Knowing where to find local, cheap produce is about the best piece of advice I can give to people making the transition on a budget. If you need or desire mock products to help you along the way, then you have to be able and willing to pay a bit extra for it. But if you are in the position to buy them, you are probably also in the position to healthily sustain your body with the vitamins and nutrients it needs through plants alone—so indeed they are a luxury! It helps to remember that.


This same socio economic consideration must be made for all vegan practices, such as within the clothing and cosmetic industries. I cannot say this enough: SHAME IS NEVER PRODUCTIVE! It is a tool of repression, and we must always choose respectful pedagogical practices.


In my own life, I do my very best to abstain from purchasing fast-fashion and products tested on or made with animals. I am in the privileged position to do so, and so I believe I ought to.


However, it is always about intention, not being perfect. To grow at all, we must be open to learning, to being wrong, to not knowing, and to admitting when we find ourselves in these positions of vulnerability.

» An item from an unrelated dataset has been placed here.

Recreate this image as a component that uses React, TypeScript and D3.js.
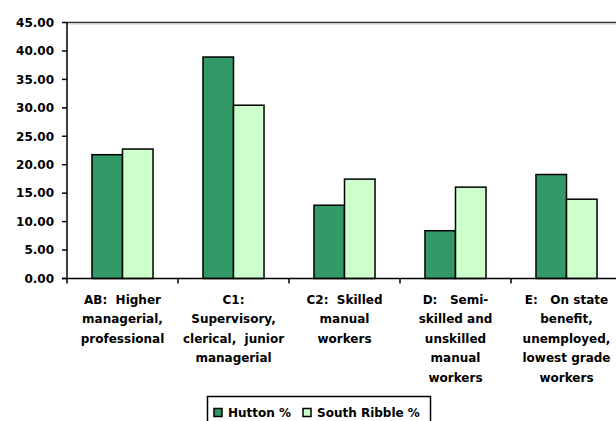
import React from "react";
import * as d3 from "d3";

const categories: string[][] = [
  ["AB:  Higher", "managerial,", "professional"],
  ["C1:", "Supervisory,", "clerical,  junior", "managerial"],
  ["C2:  Skilled", "manual", "workers"],
  ["D:   Semi-", "skilled and", "unskilled", "manual", "workers"],
  ["E:   On state", "benefit,", "unemployed,", "lowest grade", "workers"],
];
const seriesNames = ["Hutton %", "South Ribble %"];
const hutton = [21.76, 38.93, 12.88, 8.4, 18.28];
const southRibble = [22.76, 30.46, 17.47, 16.06, 13.94];
const yTicks = [0, 5, 10, 15, 20, 25, 30, 35, 40, 45];
const colors = ["#339966", "#CCFFCC"];

const W = 616;
const H = 421;
const FONT = "'DejaVu Sans', sans-serif";

export default function App() {
  const x0 = 67;
  const step = 111;
  const x = d3
    .scaleBand<number>()
    .domain(d3.range(categories.length))
    .range([x0, x0 + step * categories.length])
    .paddingInner(0.45)
    .paddingOuter(0.225);
  const xs = d3.scaleBand<number>().domain([0, 1]).range([0, x.bandwidth()]);
  const y = d3.scaleLinear().domain([0, 45]).range([278.5, 22.5]);
  const fmt = d3.format(".2f");
  const series = [hutton, southRibble];
  const bounds = d3.range(categories.length + 1).map((i) => x0 + i * x.step());
  const xEnd = x0 + x.step() * categories.length;

  return (
    <svg
      width={W}
      height={H}
      style={{ position: "absolute", left: 0, top: 0, background: "#fff" }}
      fontFamily={FONT}
    >
      {/* top border */}
      <line x1={x0} x2={xEnd} y1={y(45)} y2={y(45)} stroke="#333" strokeWidth={1.5} />
      <line x1={x0} x2={xEnd} y1={y(45) + 1.5} y2={y(45) + 1.5} stroke="#ccc" strokeWidth={1} />
      {/* bars */}
      {series.map((vals, s) =>
        vals.map((v, i) => (
          <rect
            key={`${s}-${i}`}
            x={(x(i) as number) + (xs(s) as number)}
            y={y(v)}
            width={xs.bandwidth()}
            height={y(0) - y(v)}
            fill={colors[s]}
            stroke="#000"
            strokeWidth={1.5}
          />
        ))
      )}
      {/* y axis */}
      <line x1={x0} x2={x0} y1={y(45)} y2={y(0)} stroke="#000" strokeWidth={1.5} />
      {yTicks.map((t) => (
        <g key={t}>
          <line x1={x0 - 5} x2={x0} y1={y(t)} y2={y(t)} stroke="#000" strokeWidth={1.5} />
          <text
            x={54}
            y={y(t)}
            dy="0.36em"
            textAnchor="end"
            fontSize={12}
            fontWeight="bold"
            fill="#000"
          >
            {fmt(t)}
          </text>
        </g>
      ))}
      {/* x axis */}
      <line x1={x0 - 5} x2={xEnd} y1={y(0)} y2={y(0)} stroke="#000" strokeWidth={1.5} />
      {bounds.map((b, i) => (
        <line key={i} x1={b} x2={b} y1={y(0)} y2={y(0) + 5} stroke="#000" strokeWidth={1.5} />
      ))}
      {categories.map((lines, i) => (
        <text
          key={i}
          x={(x(i) as number) + x.bandwidth() / 2}
          textAnchor="middle"
          fontSize={12}
          fontWeight="bold"
          fill="#000"
          style={{ whiteSpace: "pre" }}
        >
          {lines.map((ln, j) => (
            <tspan key={j} x={(x(i) as number) + x.bandwidth() / 2} y={303.5 + j * 19.5}>
              {ln}
            </tspan>
          ))}
        </text>
      ))}
      {/* legend */}
      <rect x={207.5} y={396.5} width={223} height={30} fill="#fff" stroke="#000" strokeWidth={1.5} />
      {seriesNames.map((n, s) => {
        const lx = s === 0 ? 214 : 303;
        return (
          <g key={n}>
            <rect x={lx} y={408.5} width={8} height={8} fill={colors[s]} stroke="#000" strokeWidth={1.5} />
            <text x={lx + 14} y={417} fontSize={12} fontWeight="bold" fill="#000">
              {n}
            </text>
          </g>
        );
      })}
    </svg>
  );
}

Veganism is about finding what works for you to live intentionally, respectfully, sustainably, and responsibly. It is about questioning your assumptions, and living your morals as they speak to your individual position in food and world-systems.


I pin-point the night I went vegan as the night that propelled me towards the anti-capitalist, left transnational feminist perspective I am proud to practice today, because it forced me to start asking these questions of myself. It was the night I began discovering the beliefs that drive me, and letting go of the assumptions that dragged me blindly along.